▶ **WHAT YOU NEED TO DO**
Only the lines from the start of the data to the line containing "(0,0) rectangle (1702,965);", both included, should be output, exactly and without pictures.

▶ **DATA LINES**
==========
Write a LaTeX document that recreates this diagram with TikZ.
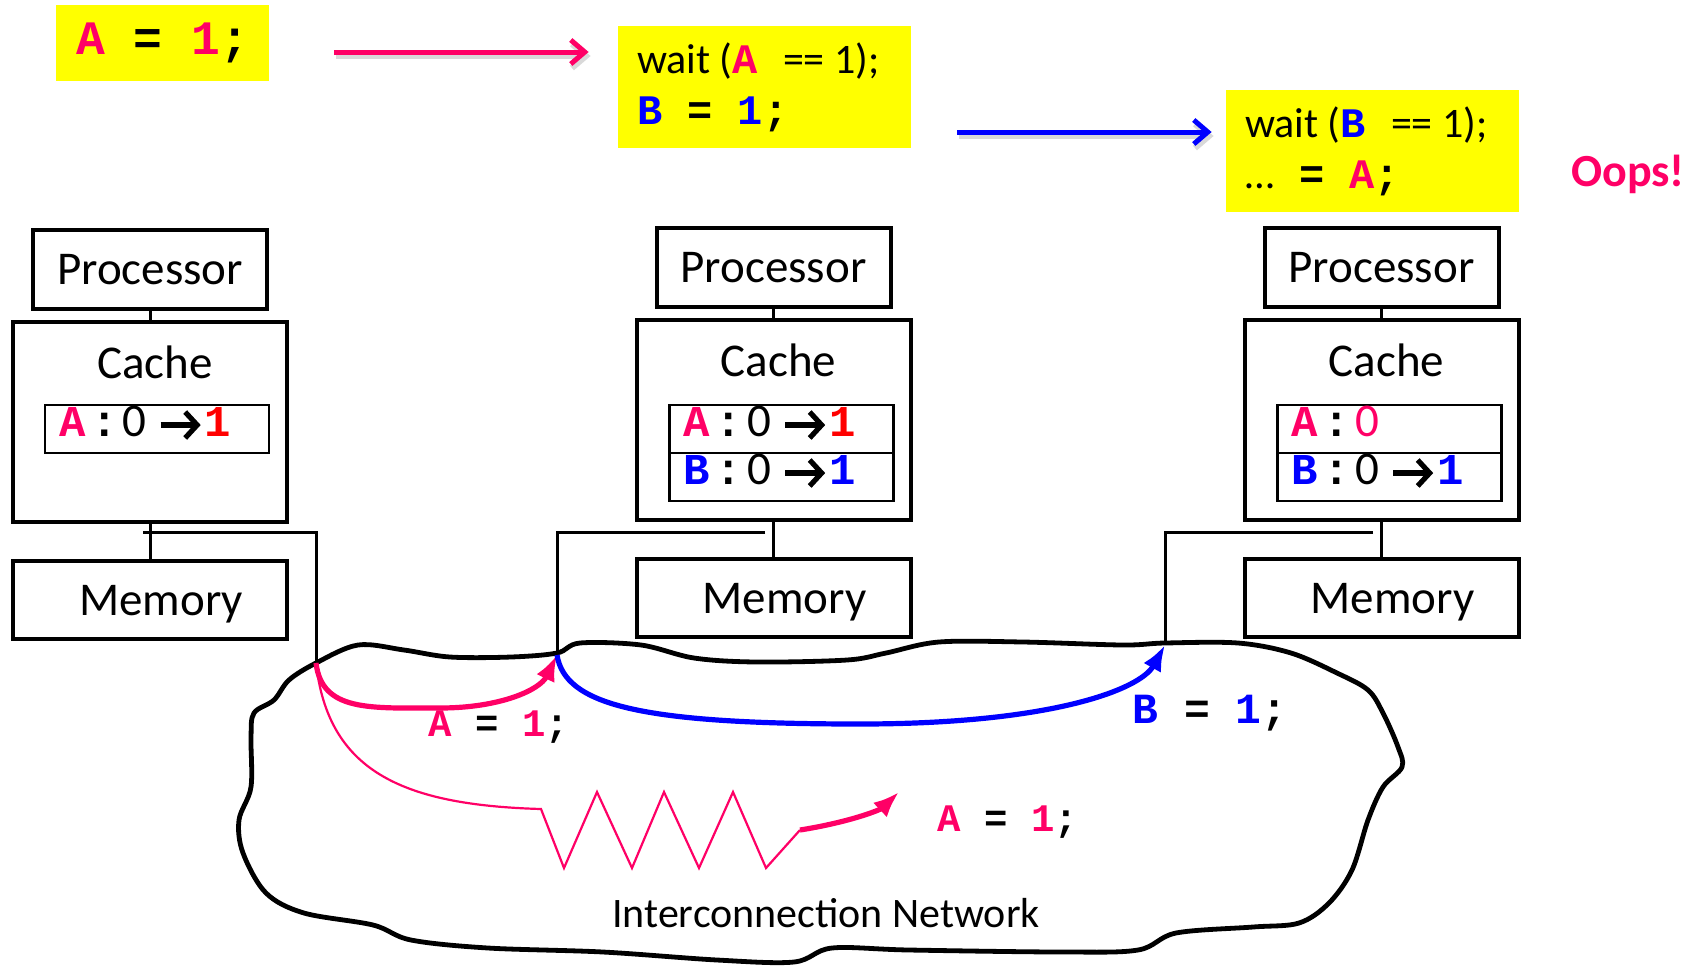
\documentclass[tikz,border=0pt]{standalone}
\usepackage{fontspec}
\setmainfont{Carlito}
\newfontfamily\codefont{Liberation Mono}
\usepackage{tikz}
\usetikzlibrary{arrows.meta}

\definecolor{pinkA}{RGB}{255,0,102}
\definecolor{redA}{RGB}{255,0,0}
\definecolor{blueB}{RGB}{0,0,255}
\definecolor{yellowbg}{RGB}{255,255,0}

\newcommand{\cd}[1]{{\codefont\bfseries\spaceskip=0pt\relax #1}}

\begin{document}
\begin{tikzpicture}[x=0.5pt,y=-0.5pt]
    \tikzstyle{txt}   = [font=\fontsize{23.5}{28}\selectfont]
    \tikzstyle{unit}  = [draw=black, line width=2pt, inner sep=0pt, txt]
    \tikzstyle{proc}  = [unit, minimum width=117pt, minimum height=39.5pt]
    \tikzstyle{cache} = [unit, minimum width=137pt, minimum height=100pt]
    \tikzstyle{mem}   = [unit, minimum width=137pt, minimum height=39pt]
    \tikzstyle{entry} = [draw=black, line width=1.3pt, align=left, inner xsep=7pt,
                         inner ysep=0pt, text width=98pt, text height=15.5pt,
                         text depth=8.5pt, minimum height=24pt, txt]
    \tikzstyle{note}  = [fill=yellowbg, inner sep=0pt, align=left]
    \tikzstyle{wire}  = [draw=black, line width=1.5pt]
    \tikzstyle{flow}  = [line width=2.5pt, -{Straight Barb[length=7pt,width=12pt]},
                         preaction={draw=black!15, line width=3pt,
                                    transform canvas={xshift=1pt,yshift=-2pt}}]
    \tikzstyle{msg}   = [line width=2.6pt, -{Latex[length=13pt,width=10pt]}]
    \tikzstyle{ptr}   = [line width=2.6pt, -{Straight Barb[length=6pt,width=13pt]}]
    \newcommand{\ecd}[1]{{\fontsize{22}{28}\selectfont\cd{#1}}}

    \useasboundingbox (0,0) rectangle (1702,965);

    % program order on top
    \node[note, minimum width=106.5pt, minimum height=38pt,
          font=\fontsize{24}{28}\selectfont] (yA) at (162.5,43)
          {\cd{\textcolor{pinkA}{A} = \textcolor{pinkA}{1};}};
    \node[note, minimum height=61pt, inner xsep=9.5pt, text width=127.5pt,
          font=\fontsize{21}{25.5}\selectfont] (yB) at (764.5,87)
          {\spaceskip=0pt\relax wait (\cd{\textcolor{pinkA}{A} }== 1);\\
           \cd{\textcolor{blueB}{B} = \textcolor{blueB}{1};}};
    \node[note, minimum height=61pt, inner xsep=9.5pt, text width=127.5pt,
          font=\fontsize{21}{25.5}\selectfont] (yC) at (1372.5,151)
          {\spaceskip=0pt\relax wait (\cd{\textcolor{blueB}{B} }== 1);\\
           …\cd{ = \textcolor{pinkA}{A};}};
    \node[font=\fontsize{23}{28}\selectfont\bfseries, text=pinkA] (oops) at (1628,174) {Oops!};

    \draw[flow, pinkA] ([xshift=32.5pt,yshift=-4.5pt]yA.east)--([xshift=-14.5pt,yshift=17.5pt]yB.west);
    \draw[flow, blueB] ([xshift=23pt,yshift=-22.5pt]yB.east)--([xshift=-7pt,yshift=9.5pt]yC.west);

    % the three nodes
    \node[proc]  (p1) at (150,269.5) {Processor};
    \node[proc]  (p2) at (773.5,267.5) {Processor};
    \node[proc]  (p3) at (1381.5,267.5) {Processor};
    \node[cache] (c1) at (150,422) {};
    \node[cache] (c2) at (773.5,420) {};
    \node[cache] (c3) at (1381.5,420) {};
    \node[mem]   (m1) at (150,600) {};
    \node[mem]   (m2) at (773.5,598) {};
    \node[mem]   (m3) at (1381.5,598) {};

    \node[txt] (c1txt) at ([xshift=2.5pt,yshift=-21pt]c1.north) {Cache};
    \node[txt] (c2txt) at ([xshift=2.5pt,yshift=-21pt]c2.north) {Cache};
    \node[txt] (c3txt) at ([xshift=2.5pt,yshift=-21pt]c3.north) {Cache};
    \node[txt] (m1txt) at ([xshift=5.5pt,yshift=-2pt]m1.center) {Memory};
    \node[txt] (m2txt) at ([xshift=5.5pt,yshift=-2pt]m2.center) {Memory};
    \node[txt] (m3txt) at ([xshift=5.5pt,yshift=-2pt]m3.center) {Memory};

    \node[entry] (r1a) at (157,429)
          {\ecd{\textcolor{pinkA}{A}\kern3pt:}\kern2.5pt 0\hspace{29pt}\ecd{\textcolor{redA}{1}}};
    \node[entry] (r2a) at (781.5,429)
          {\ecd{\textcolor{pinkA}{A}\kern3pt:}\kern2.5pt 0\hspace{29pt}\ecd{\textcolor{redA}{1}}};
    \node[entry] (r2b) at (781.5,477)
          {\ecd{\textcolor{blueB}{B}\kern3pt:}\kern2.5pt 0\hspace{29pt}\ecd{\textcolor{blueB}{1}}};
    \node[entry] (r3a) at (1389.5,429)
          {\ecd{\textcolor{pinkA}{A}\kern3pt:}\kern2.5pt \textcolor{pinkA}{0}};
    \node[entry] (r3b) at (1389.5,477)
          {\ecd{\textcolor{blueB}{B}\kern3pt:}\kern2.5pt 0\hspace{29pt}\ecd{\textcolor{blueB}{1}}};
    \draw[ptr] ([xshift=58.5pt,yshift=2pt]r1a.west)--++(20pt,0);
    \draw[ptr] ([xshift=58.5pt,yshift=2pt]r2a.west)--++(20pt,0);
    \draw[ptr] ([xshift=58.5pt,yshift=2pt]r2b.west)--++(20pt,0);
    \draw[ptr] ([xshift=58.5pt,yshift=2pt]r3b.west)--++(20pt,0);

    \draw[wire] (p1)--(c1);
    \draw[wire] (p2)--(c2);
    \draw[wire] (p3)--(c3);
    \draw[wire] (c1)--(m1);
    \draw[wire] (c2)--(m2);
    \draw[wire] (c3)--(m3);

    % taps into the network
    \coordinate (t1) at (143,532);
    \coordinate (t2) at (765,532);
    \coordinate (t3) at (1373,532);
    \coordinate (n1) at (316,663);
    \coordinate (n2) at (557,655);
    \coordinate (n3) at (1165,645);
    \draw[wire] (t1)-|(n1);
    \draw[wire] (t2)-|(n2);
    \draw[wire] (t3)-|(n3);

    % the network cloud
    \draw[line width=2.4pt, line join=round] plot[smooth cycle, tension=0.55] coordinates {
      (316,663) (358,645) (404,650) (450,657) (511,657) (557,653) (580,643)
      (641,645) (694,658) (756,662) (847,660) (886,653) (939,642) (1023,642)
      (1123,645) (1165,643) (1238,643) (1291,653) (1337,673) (1368,690)
      (1383,713) (1398,747) (1402,767) (1383,787) (1368,820) (1352,870)
      (1329,903) (1299,923) (1253,927) (1176,933) (1138,950) (1062,952)
      (909,950) (832,948) (794,962) (717,960) (603,952) (488,948) (411,940)
      (373,925) (304,913) (266,893) (243,853) (239,820) (251,787) (251,737)
      (254,713) (274,700) (289,680)};
    \node[font=\fontsize{21}{25}\selectfont] (net) at (826,913) {Interconnection Network};

    % messages
    \draw[msg, pinkA] (n1) .. controls (322,712) and (370,708) .. (440,708)
                           .. controls (500,708) and (540,690) .. (n2);
    \draw[msg, blueB] (n2) .. controls (565,705) and (640,724) .. (860,724)
                           .. controls (1050,724) and (1140,690) .. (n3);
    \coordinate (zigEnd) at (800,830);
    \coordinate (lateTip) at (899,792);
    \draw[pinkA, line width=1.1pt, line join=miter]
         (n1) .. controls (328,770) and (400,805) .. (541,809)
         -- (564,868) -- (597,792) -- (632,868) -- (664,792)
         -- (699,868) -- (733,792) -- (766,868) -- (zigEnd);
    \draw[msg, pinkA] (zigEnd) .. controls (850,822) and (880,810) .. (lateTip);

    \node[font=\fontsize{19.5}{24}\selectfont] (sendA) at (499,727)
          {\cd{\textcolor{pinkA}{A} = \textcolor{pinkA}{1};}};
    \node[font=\fontsize{21.5}{26}\selectfont] (sendB) at (1210,713)
          {\cd{\textcolor{blueB}{B} = \textcolor{blueB}{1};}};
    \node[font=\fontsize{19.5}{24}\selectfont] (lateA) at (1008,822)
          {\cd{\textcolor{pinkA}{A} = \textcolor{pinkA}{1};}};
\end{tikzpicture}
\end{document}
==========
▶ **EXERCISE SOLUTION**
Write a LaTeX document that recreates this diagram with TikZ.
\documentclass[tikz,border=0pt]{standalone}
\usepackage{fontspec}
\setmainfont{Carlito}
\newfontfamily\codefont{Liberation Mono}
\usepackage{tikz}
\usetikzlibrary{arrows.meta}

\definecolor{pinkA}{RGB}{255,0,102}
\definecolor{redA}{RGB}{255,0,0}
\definecolor{blueB}{RGB}{0,0,255}
\definecolor{yellowbg}{RGB}{255,255,0}

\newcommand{\cd}[1]{{\codefont\bfseries\spaceskip=0pt\relax #1}}

\begin{document}
\begin{tikzpicture}[x=0.5pt,y=-0.5pt]
    \tikzstyle{txt}   = [font=\fontsize{23.5}{28}\selectfont]
    \tikzstyle{unit}  = [draw=black, line width=2pt, inner sep=0pt, txt]
    \tikzstyle{proc}  = [unit, minimum width=117pt, minimum height=39.5pt]
    \tikzstyle{cache} = [unit, minimum width=137pt, minimum height=100pt]
    \tikzstyle{mem}   = [unit, minimum width=137pt, minimum height=39pt]
    \tikzstyle{entry} = [draw=black, line width=1.3pt, align=left, inner xsep=7pt,
                         inner ysep=0pt, text width=98pt, text height=15.5pt,
                         text depth=8.5pt, minimum height=24pt, txt]
    \tikzstyle{note}  = [fill=yellowbg, inner sep=0pt, align=left]
    \tikzstyle{wire}  = [draw=black, line width=1.5pt]
    \tikzstyle{flow}  = [line width=2.5pt, -{Straight Barb[length=7pt,width=12pt]},
                         preaction={draw=black!15, line width=3pt,
                                    transform canvas={xshift=1pt,yshift=-2pt}}]
    \tikzstyle{msg}   = [line width=2.6pt, -{Latex[length=13pt,width=10pt]}]
    \tikzstyle{ptr}   = [line width=2.6pt, -{Straight Barb[length=6pt,width=13pt]}]
    \newcommand{\ecd}[1]{{\fontsize{22}{28}\selectfont\cd{#1}}}

    \useasboundingbox (0,0) rectangle (1702,965);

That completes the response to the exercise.